## BEGIN PROVIDED INFORMATION

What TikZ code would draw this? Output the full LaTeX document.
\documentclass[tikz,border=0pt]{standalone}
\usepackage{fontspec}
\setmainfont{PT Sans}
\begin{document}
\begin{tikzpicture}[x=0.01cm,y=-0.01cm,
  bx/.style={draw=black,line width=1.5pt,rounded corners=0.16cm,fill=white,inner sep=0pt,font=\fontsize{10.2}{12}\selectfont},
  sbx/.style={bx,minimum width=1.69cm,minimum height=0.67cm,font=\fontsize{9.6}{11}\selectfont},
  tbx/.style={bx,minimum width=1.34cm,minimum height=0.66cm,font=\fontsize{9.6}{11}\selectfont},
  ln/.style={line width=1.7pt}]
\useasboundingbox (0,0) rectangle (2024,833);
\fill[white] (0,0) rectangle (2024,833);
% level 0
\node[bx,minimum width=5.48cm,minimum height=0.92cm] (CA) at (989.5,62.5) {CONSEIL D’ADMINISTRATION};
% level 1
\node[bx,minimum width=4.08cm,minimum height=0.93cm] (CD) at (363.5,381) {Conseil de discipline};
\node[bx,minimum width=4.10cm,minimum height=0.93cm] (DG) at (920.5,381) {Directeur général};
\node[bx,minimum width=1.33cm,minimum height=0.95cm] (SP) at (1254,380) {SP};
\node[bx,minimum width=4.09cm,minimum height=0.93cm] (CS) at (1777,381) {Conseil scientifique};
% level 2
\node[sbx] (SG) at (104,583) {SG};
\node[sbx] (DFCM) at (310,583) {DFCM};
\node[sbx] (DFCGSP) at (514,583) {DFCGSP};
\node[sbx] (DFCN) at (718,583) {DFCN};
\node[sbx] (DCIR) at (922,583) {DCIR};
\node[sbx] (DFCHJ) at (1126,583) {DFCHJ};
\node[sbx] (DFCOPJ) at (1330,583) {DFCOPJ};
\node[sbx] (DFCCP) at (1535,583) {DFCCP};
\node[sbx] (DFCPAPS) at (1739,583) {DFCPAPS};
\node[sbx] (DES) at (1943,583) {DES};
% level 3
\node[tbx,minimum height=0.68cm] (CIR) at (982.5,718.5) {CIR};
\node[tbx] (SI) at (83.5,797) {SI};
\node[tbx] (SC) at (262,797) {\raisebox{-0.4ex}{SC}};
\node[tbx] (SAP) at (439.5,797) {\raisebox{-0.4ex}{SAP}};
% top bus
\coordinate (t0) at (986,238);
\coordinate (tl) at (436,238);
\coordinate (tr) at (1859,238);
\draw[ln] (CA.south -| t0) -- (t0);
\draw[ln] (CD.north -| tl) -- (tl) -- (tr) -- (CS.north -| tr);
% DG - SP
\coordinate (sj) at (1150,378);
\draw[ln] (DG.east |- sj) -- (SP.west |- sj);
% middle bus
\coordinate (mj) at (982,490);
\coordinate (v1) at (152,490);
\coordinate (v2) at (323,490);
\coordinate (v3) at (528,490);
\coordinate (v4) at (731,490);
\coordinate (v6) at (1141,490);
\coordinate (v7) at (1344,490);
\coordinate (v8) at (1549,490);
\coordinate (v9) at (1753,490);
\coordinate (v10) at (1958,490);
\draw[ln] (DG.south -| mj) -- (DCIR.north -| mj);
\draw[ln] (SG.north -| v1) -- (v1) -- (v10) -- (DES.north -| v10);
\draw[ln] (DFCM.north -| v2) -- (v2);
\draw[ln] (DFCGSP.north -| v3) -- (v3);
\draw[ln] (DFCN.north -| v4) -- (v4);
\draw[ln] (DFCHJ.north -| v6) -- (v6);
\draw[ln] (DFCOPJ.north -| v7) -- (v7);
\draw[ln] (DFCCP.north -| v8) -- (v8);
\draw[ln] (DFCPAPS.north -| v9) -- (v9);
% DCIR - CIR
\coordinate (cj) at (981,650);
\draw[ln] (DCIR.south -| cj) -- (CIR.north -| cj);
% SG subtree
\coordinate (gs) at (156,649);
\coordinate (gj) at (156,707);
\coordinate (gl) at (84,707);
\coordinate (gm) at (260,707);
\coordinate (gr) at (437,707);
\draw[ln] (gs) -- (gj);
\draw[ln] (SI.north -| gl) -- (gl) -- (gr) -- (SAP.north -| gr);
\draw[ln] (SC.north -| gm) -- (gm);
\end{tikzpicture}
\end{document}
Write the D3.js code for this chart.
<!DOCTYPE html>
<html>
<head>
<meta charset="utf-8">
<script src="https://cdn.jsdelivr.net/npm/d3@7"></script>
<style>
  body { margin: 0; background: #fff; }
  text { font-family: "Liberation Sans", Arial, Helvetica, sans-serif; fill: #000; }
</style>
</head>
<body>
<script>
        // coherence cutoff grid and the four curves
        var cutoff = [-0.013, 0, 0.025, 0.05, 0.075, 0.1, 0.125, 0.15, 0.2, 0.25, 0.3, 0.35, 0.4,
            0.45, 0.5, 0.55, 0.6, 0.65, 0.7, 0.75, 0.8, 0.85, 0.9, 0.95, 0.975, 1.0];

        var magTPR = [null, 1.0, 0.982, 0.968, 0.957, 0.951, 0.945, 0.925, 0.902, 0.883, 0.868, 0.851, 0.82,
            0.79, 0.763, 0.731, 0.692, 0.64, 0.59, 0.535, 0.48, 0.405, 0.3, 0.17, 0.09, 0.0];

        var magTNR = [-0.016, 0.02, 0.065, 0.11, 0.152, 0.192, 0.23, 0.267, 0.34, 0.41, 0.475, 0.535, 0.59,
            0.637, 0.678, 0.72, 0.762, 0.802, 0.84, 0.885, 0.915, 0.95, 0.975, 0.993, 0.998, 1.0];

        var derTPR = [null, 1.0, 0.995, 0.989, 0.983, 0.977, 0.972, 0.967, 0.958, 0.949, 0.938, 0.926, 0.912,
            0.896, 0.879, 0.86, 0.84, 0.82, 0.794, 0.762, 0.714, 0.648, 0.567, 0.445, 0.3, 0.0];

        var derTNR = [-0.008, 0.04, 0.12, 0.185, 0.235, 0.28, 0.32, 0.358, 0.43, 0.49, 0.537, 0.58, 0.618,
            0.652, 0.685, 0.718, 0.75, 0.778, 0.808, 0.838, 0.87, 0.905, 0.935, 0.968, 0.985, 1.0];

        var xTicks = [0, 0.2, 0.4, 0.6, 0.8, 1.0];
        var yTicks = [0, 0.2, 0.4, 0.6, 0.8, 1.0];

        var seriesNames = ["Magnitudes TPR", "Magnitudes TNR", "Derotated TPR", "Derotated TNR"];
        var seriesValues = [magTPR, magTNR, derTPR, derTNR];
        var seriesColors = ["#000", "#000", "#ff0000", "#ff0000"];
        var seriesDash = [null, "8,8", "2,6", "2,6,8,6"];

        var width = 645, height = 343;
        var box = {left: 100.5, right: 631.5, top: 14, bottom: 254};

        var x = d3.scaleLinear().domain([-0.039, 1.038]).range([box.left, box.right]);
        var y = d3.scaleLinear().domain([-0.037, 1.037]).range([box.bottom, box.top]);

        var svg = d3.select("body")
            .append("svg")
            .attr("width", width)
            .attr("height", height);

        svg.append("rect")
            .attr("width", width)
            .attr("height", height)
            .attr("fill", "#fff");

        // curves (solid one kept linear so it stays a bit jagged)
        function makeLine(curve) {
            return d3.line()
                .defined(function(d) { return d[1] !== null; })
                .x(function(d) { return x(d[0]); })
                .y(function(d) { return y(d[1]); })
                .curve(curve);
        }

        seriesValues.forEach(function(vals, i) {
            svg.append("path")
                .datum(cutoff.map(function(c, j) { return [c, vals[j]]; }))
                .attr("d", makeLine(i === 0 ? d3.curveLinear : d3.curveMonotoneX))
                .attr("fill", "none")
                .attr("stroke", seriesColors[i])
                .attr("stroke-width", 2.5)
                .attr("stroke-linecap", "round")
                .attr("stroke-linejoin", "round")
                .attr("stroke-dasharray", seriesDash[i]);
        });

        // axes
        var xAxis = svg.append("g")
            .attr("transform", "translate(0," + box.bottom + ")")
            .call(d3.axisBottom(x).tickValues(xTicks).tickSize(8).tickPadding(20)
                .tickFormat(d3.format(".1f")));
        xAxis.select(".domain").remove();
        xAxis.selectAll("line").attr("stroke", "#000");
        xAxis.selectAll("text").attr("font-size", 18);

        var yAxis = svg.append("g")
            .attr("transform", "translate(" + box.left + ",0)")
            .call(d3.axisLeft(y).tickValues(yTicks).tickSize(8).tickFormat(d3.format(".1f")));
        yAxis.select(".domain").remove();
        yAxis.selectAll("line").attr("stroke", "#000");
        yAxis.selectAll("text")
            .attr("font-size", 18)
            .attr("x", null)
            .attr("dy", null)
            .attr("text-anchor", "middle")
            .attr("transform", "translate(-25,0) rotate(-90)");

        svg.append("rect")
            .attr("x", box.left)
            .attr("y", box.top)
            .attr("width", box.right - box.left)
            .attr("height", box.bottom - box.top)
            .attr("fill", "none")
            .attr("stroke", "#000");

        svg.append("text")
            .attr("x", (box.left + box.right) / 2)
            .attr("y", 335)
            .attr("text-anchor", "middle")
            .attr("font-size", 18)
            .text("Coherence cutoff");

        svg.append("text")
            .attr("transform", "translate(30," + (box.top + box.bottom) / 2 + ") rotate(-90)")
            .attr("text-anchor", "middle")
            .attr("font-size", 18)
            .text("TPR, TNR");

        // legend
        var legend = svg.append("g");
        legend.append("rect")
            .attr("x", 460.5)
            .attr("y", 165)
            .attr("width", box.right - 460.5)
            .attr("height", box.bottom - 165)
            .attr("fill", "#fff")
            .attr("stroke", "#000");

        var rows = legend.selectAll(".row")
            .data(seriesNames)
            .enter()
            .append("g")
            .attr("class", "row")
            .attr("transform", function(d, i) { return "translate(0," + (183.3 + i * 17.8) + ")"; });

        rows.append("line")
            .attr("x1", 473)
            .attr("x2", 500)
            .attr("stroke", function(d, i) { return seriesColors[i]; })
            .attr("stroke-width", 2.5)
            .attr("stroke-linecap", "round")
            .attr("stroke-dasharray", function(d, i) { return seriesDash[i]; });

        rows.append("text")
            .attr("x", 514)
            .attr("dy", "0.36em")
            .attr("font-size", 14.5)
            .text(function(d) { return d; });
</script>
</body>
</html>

## END PROVIDED INFORMATION

| WHAT YOU NEED TO DO |
Using the material above, count the lines containing the word "this". Reply with the number alone.

| TASK RESPONSE |
2